Evaluation of thermal inactivation of Escherichia coli using microelectrode ion flux measurements with osmotic stress

AIMS

To elucidate the potential use of microelectrode ion flux measurements to evaluate bacterial responses to heat treatment.

METHODS AND RESULTS

Escherichia coli K12 was used as a test bacterium to determine whether various heat treatments (55-70°C for 15 min) affected net ion flux across E. coli cell membranes using the MIFE™ system to measure net K(+) fluxes. No difference in K(+) fluxes was observed before and after heat treatments regardless of the magnitude of the treatment. Applying hyperosmotic stress (3% NaCl w/v) during flux measurement led to a net K(+) loss from the heat-treated E.coli cells below 65°C as well as from nonheated cells. In contrast, with E. coli cells treated at and above 65°C, hyperosmotic stress disrupted the pattern of K(+) flux observed at lower temperatures and resulted in large flux noise with random scatter. This phenomenon was particularly apparent above 70°C. Although E. coli cells lost the potential to recover and grow at and above 62°C, K(+) flux disruption was not clearly observed until 68°C was reached.

CONCLUSIONS

No changes in net K(+) flux from heat-stressed E. coli cells were observed directly as a result of thermal treatments. However, regardless of the magnitude of heat treatment above 55°C, loss of viability indicated by enrichment culture correlated with disrupted K(+) fluxes when previously heated cells were further challenged by imposing hyperosmotic stress during flux measurement.

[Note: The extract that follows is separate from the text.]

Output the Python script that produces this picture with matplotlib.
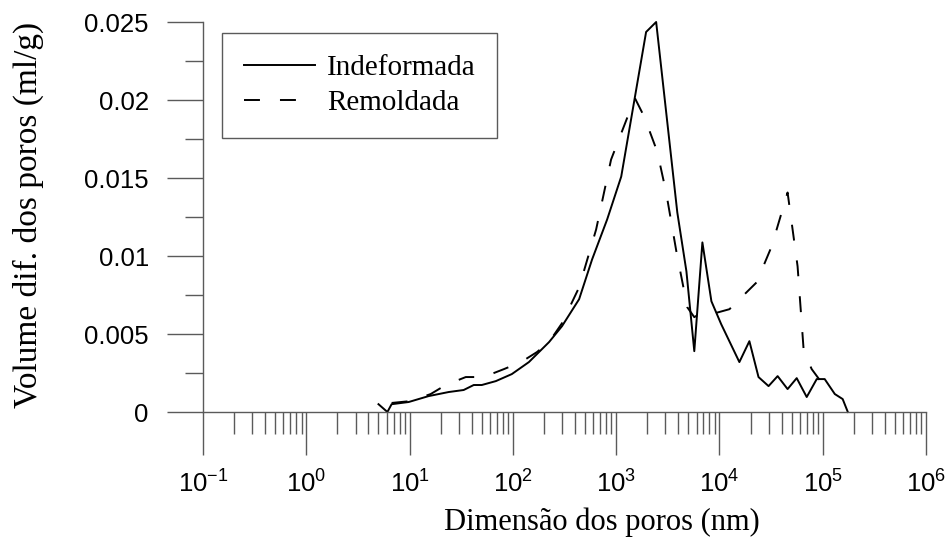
import logging

import matplotlib
matplotlib.use('Agg')
import matplotlib.pyplot as plt
from matplotlib.ticker import FixedLocator, LogLocator, NullFormatter

logger = logging.getLogger(__name__)

# Pore size (nm) and differential volume (ml/g)
size_indeformada = [5.0, 6.1, 6.7, 9.8, 15.3, 23.9, 33.4, 41.8, 50, 68.4,
                    97.7, 143, 224, 299, 438, 585, 818, 1120, 1950, 2440,
                    3910, 4790, 5710, 6840, 8360, 10400, 15600, 19500, 23900, 29900,
                    36600, 45700, 56000, 70000, 87500, 104500, 131000, 156000, 175000]
vol_indeformada = [0.0005, 0.0, 0.0005, 0.00064, 0.00102, 0.00128, 0.00141, 0.00173, 0.00173, 0.00198,
                   0.00243, 0.0032, 0.00448, 0.0055, 0.00723, 0.00978, 0.01234, 0.01509, 0.02436, 0.025,
                   0.01279, 0.00902, 0.0039, 0.01087, 0.0071, 0.00563, 0.0032, 0.00454, 0.00224, 0.00166,
                   0.0023, 0.00147, 0.00217, 0.00096, 0.00211, 0.00211, 0.00115, 0.00083, 0.0]

size_remoldada = [6.7, 10.2, 16, 22.4, 35, 52, 82, 120, 171, 224,
                  299, 438, 640, 893, 1280, 1530, 1870, 2500, 3050, 3830,
                  4890, 5710, 6840, 8360, 12500, 22900, 32000, 45700, 57100, 65500,
                  78200, 100000]
vol_remoldada = [0.00058, 0.0007, 0.00115, 0.00173, 0.00224, 0.00224, 0.00275, 0.0032, 0.00384, 0.00448,
                 0.00569, 0.00799, 0.0117, 0.01618, 0.01886, 0.02008, 0.01893, 0.01669, 0.01407, 0.01029,
                 0.00671, 0.00608, 0.0064, 0.00627, 0.00659, 0.00831, 0.01061, 0.01407, 0.00934, 0.0039,
                 0.00275, 0.00179]

x_tick_values = [0.1, 1, 10, 100, 1000, 10000, 100000, 1000000]
x_tick_labels = [r'$\mathregular{10^{-1}}$', r'$\mathregular{10^{0}}$', r'$\mathregular{10^{1}}$',
                 r'$\mathregular{10^{2}}$', r'$\mathregular{10^{3}}$', r'$\mathregular{10^{4}}$',
                 r'$\mathregular{10^{5}}$', r'$\mathregular{10^{6}}$']
y_tick_values = [0, 0.005, 0.01, 0.015, 0.02, 0.025]
y_tick_labels = ['0', '0.005', '0.01', '0.015', '0.02', '0.025']
y_minor_values = [0.0025, 0.0075, 0.0125, 0.0175, 0.0225]

plt.rcParams['mathtext.fontset'] = 'custom'
plt.rcParams['mathtext.rm'] = 'Liberation Sans'
plt.rcParams['mathtext.it'] = 'Liberation Sans:italic'
plt.rcParams['mathtext.bf'] = 'Liberation Sans:bold'

AXIS_GREY = '#5a5a5a'
SERIF = 'Liberation Serif'
SANS = 'Liberation Sans'


def plot_pore_distribution(save_path: str = 'out.png') -> plt.Figure:
    """Differential pore volume vs pore size for the two soil samples."""
    fig = plt.figure(figsize=(9.47, 5.42), dpi=100)
    ax = fig.add_axes([203 / 947, 1 - 412 / 542, 723 / 947, 390 / 542])

    ax.plot(size_indeformada, vol_indeformada, color='black', lw=1.4,
            label='Indeformada', clip_on=False)
    ax.plot(size_remoldada, vol_remoldada, color='black', lw=1.4,
            dashes=(8.2, 10.3), label='Remoldada', clip_on=False)

    ax.set_xscale('log')
    ax.set_xlim(0.1, 1e6)
    ax.set_ylim(0, 0.025)

    # only left and bottom axis lines, grey like the original
    for side in ('top', 'right'):
        ax.spines[side].set_visible(False)
    for side in ('left', 'bottom'):
        ax.spines[side].set_color(AXIS_GREY)
        ax.spines[side].set_linewidth(1.0)

    ax.set_xticks(x_tick_values)
    ax.set_xticklabels(x_tick_labels)
    ax.xaxis.set_minor_locator(LogLocator(base=10, subs=range(2, 10), numticks=20))
    ax.xaxis.set_minor_formatter(NullFormatter())
    ax.set_yticks(y_tick_values)
    ax.set_yticklabels(y_tick_labels)
    ax.yaxis.set_minor_locator(FixedLocator(y_minor_values))

    ax.tick_params(axis='x', which='major', direction='out', length=31, width=1,
                   color=AXIS_GREY, pad=11, labelsize=18.5)
    ax.tick_params(axis='x', which='minor', direction='out', length=16, width=1,
                   color=AXIS_GREY)
    ax.tick_params(axis='y', which='major', direction='out', length=26, width=1,
                   color=AXIS_GREY, pad=13, labelsize=18.5)
    ax.tick_params(axis='y', which='minor', direction='out', length=13, width=1,
                   color=AXIS_GREY)
    for lbl in ax.get_xticklabels() + ax.get_yticklabels():
        lbl.set_fontfamily(SANS)

    ax.set_xlabel('Dimensão dos poros (nm)', fontsize=22, fontfamily=SERIF)
    ax.xaxis.label.set_va('baseline')
    ax.xaxis.set_label_coords(0.552, -0.3026)
    ax.set_ylabel('Volume dif. dos poros (ml/g)', fontsize=24, fontfamily=SERIF)
    ax.yaxis.label.set_va('baseline')
    ax.yaxis.set_label_coords(-0.2296, 0.505)

    leg = ax.legend(loc='upper left', bbox_to_anchor=(0.026, 0.972), borderaxespad=0,
                    frameon=True, fancybox=False, framealpha=1, edgecolor=AXIS_GREY,
                    prop={'family': SERIF, 'size': 21}, handlelength=2.45,
                    handletextpad=0.4, borderpad=0.75, labelspacing=0.3)
    leg.get_frame().set_linewidth(1.0)

    if save_path:
        try:
            fig.savefig(save_path, dpi=100)
            logger.info(f"Plot saved to {save_path}")
        except Exception as e:
            logger.error(f"Failed to save plot: {str(e)}")
            raise
    return fig


if __name__ == '__main__':
    plot_pore_distribution('out.png')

This two-stage process enabled evaluation of the lethality of heat-treated bacterial cells within 2 h and may be an alternative and more rapid method to confirm the lethality of heat treatment.

SIGNIFICANCE AND IMPACT OF THE STUDY

The ability to confirm the lethality of thermal treatments and to specify minimal time/temperature combinations by a nonculture-dependent test offers an alternative system to culture-based methods.